### TASK:
Only the lines from the start of the data through the line containing "import plotly.graph_objects as go" should be written out, exactly as they are, with both ends included and the pictures left out.

### RECORDED DATA:

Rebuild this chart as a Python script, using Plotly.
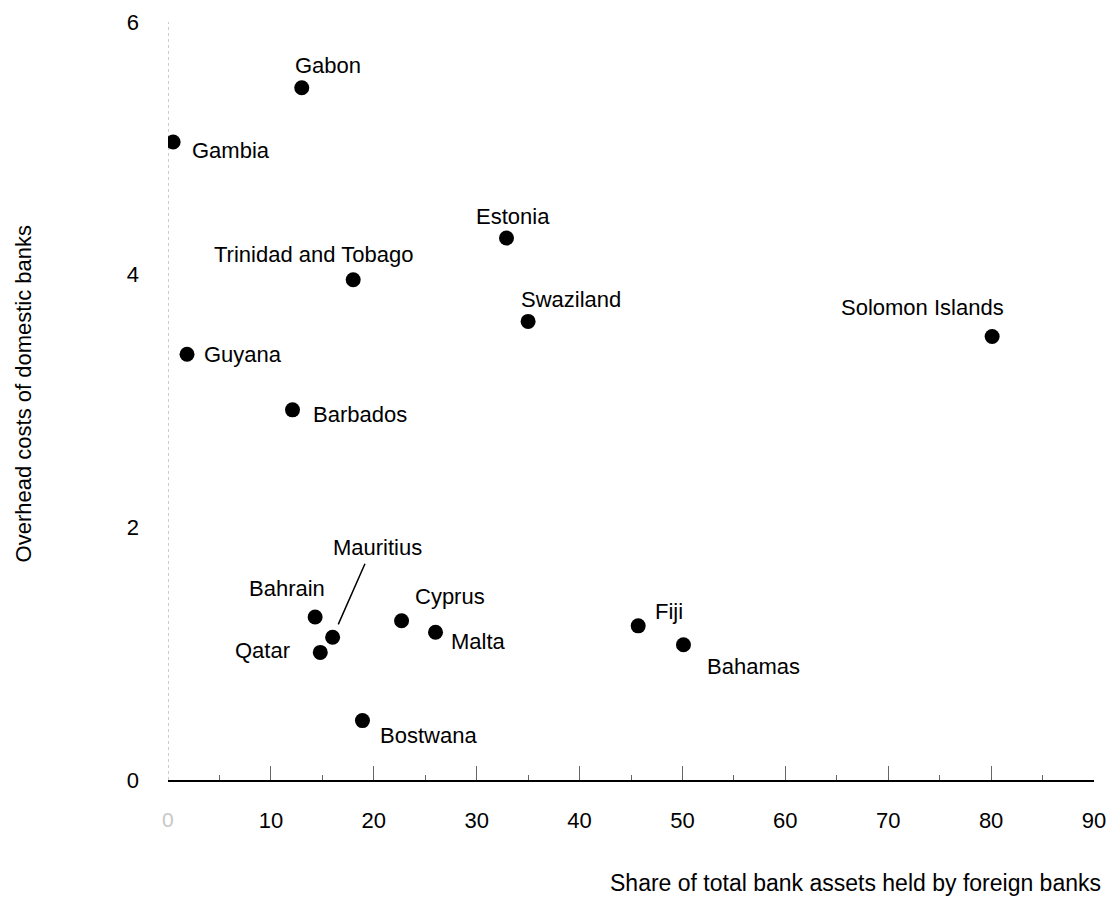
import plotly.graph_objects as go

countries = ["Gabon", "Gambia", "Estonia", "Trinidad and Tobago", "Swaziland",
             "Solomon Islands", "Guyana", "Barbados", "Bahrain", "Mauritius",
             "Qatar", "Cyprus", "Malta", "Fiji", "Bahamas", "Bostwana"]
foreign_share = [13.0, 0.5, 32.9, 18.0, 35.0, 80.1, 1.85, 12.1, 14.3, 16.0,
                 14.8, 22.7, 26.0, 45.7, 50.1, 18.9]
overhead = [5.48, 5.05, 4.29, 3.96, 3.63, 3.51, 3.37, 2.93, 1.29, 1.13,
            1.01, 1.26, 1.17, 1.22, 1.07, 0.47]

x_ticks = [10, 20, 30, 40, 50, 60, 70, 80, 90]
y_ticks = [0, 2, 4, 6]

# label placement (pixel offsets from each point, anchor)
label_pos = {
    "Gabon": (26, 22, "center"),
    "Gambia": (17, -8, "left"),
    "Estonia": (6, 22, "center"),
    "Trinidad and Tobago": (-40, 25, "center"),
    "Swaziland": (43, 22, "center"),
    "Solomon Islands": (-70, 29, "center"),
    "Guyana": (15, 0, "left"),
    "Barbados": (18, -5, "left"),
    "Bahrain": (-28, 29, "center"),
    "Mauritius": (45, 90, "center"),
    "Qatar": (-58, 2, "center"),
    "Cyprus": (11, 24, "left"),
    "Malta": (13, -9, "left"),
    "Fiji": (15, 14, "left"),
    "Bahamas": (22, -22, "left"),
    "Bostwana": (16, -15, "left"),
}

FONT = "Liberation Sans, Arial, sans-serif"

fig = go.Figure()

# dotted y axis line
fig.add_shape(type="line", xref="x", yref="y", x0=0, x1=0, y0=0, y1=6,
              line=dict(color="#9a9a9a", width=1, dash="dot"), layer="below")

fig.add_trace(go.Scatter(
    x=foreign_share, y=overhead, mode="markers",
    marker=dict(color="black", size=15),
    hoverinfo="skip", showlegend=False,
))

for name, xv, yv in zip(countries, foreign_share, overhead):
    dx, dy, anchor = label_pos[name]
    fig.add_annotation(x=xv, y=yv, xref="x", yref="y", text=name,
                       showarrow=False, xshift=dx, yshift=dy,
                       xanchor=anchor, yanchor="middle",
                       font=dict(family=FONT, size=22, color="black"))

# Mauritius leader line
i = countries.index("Mauritius")
fig.add_annotation(x=foreign_share[i], y=overhead[i], xref="x", yref="y",
                   ax=33, ay=-75, axref="pixel", ayref="pixel",
                   text="", showarrow=True, arrowhead=0, arrowwidth=1.5,
                   arrowcolor="black", standoff=14)

# faint zero label on the x axis
fig.add_annotation(x=0, y=0, xref="x", yref="y", text="0", showarrow=False,
                   yshift=-39, font=dict(family=FONT, size=21, color="#c8c8c8"))

# axis titles
fig.add_annotation(x=1.0, y=0, xref="paper", yref="paper", xanchor="right",
                   yanchor="middle", text="Share of total bank assets held by foreign banks",
                   showarrow=False, xshift=9, yshift=-103,
                   font=dict(family=FONT, size=23, color="black"))
fig.add_annotation(x=0, y=0.51, xref="paper", yref="paper", xanchor="center",
                   yanchor="middle", text="Overhead costs of domestic banks",
                   textangle=-90, showarrow=False, xshift=-145,
                   font=dict(family=FONT, size=22, color="black"))

fig.update_layout(
    width=1114, height=898,
    margin=dict(l=160, r=28, t=14, b=126),
    paper_bgcolor="white", plot_bgcolor="white",
    xaxis=dict(range=[0, 90], tickvals=x_ticks, showgrid=False, zeroline=False,
               automargin=False,
               showline=True, linecolor="black", linewidth=2,
               ticks="inside", ticklen=14, tickcolor="#666", tickwidth=1,
               minor=dict(ticks="inside", ticklen=5, dtick=5, tickcolor="#666", tickwidth=1),
               ticklabelstandoff=20,
               tickfont=dict(family=FONT, size=22, color="black")),
    yaxis=dict(range=[0, 6], tickvals=y_ticks, showgrid=False, zeroline=False,
               automargin=False,
               showline=False, ticks="", ticklabelstandoff=28,
               tickfont=dict(family=FONT, size=22, color="black")),
)

fig.write_html("out.html")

### THE RESULT:
Rebuild this chart as a Python script, using Plotly.
import plotly.graph_objects as go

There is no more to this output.